First principles of violin making: Music of the Spheres

fig 2 Monochord (1618) section horiz

In an age of little numeracy or literacy, how did luthiers settle on the proportions of stringed instruments, with hardly any variation in their basic design? François Denis shows how the principles of the classical Greeks – notably Pythagoras – informed their thinking

On the face of it, Pythagorean philosophy may not seem to have any connection with violin making, but its principles shed light on various approaches to measurement that are commonly believed to have originated from the makers’ trial and error. This article will show how Pythagorean systems of measurement, connecting lengths with musical intervals, informed the design of early stringed instruments.

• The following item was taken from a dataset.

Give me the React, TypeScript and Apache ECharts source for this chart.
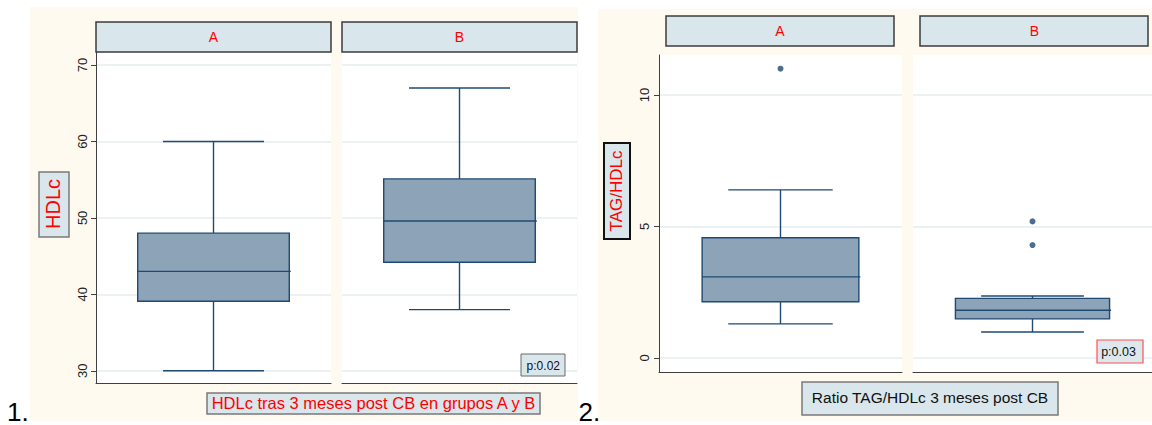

It also attests to the importance of this way of thinking about measurement, a way that has for so long been buried in the past. According to tradition, the first person to identify the correlation between musical harmony and whole numbers was the Greek philosopher Pythagoras. It is said that he was passing a blacksmith’s forge one day, and noticed how all the smith’s hammers made different sounds when striking the anvil. Using this as a starting point, he came up with the idea that sound could be connected to whole numbers. Furthermore, it was also the Greeks who determined the link between arithmetic and ideas of beauty, grounding the notion that numbers can be used to explain the laws of nature, on both a micro and a macro level.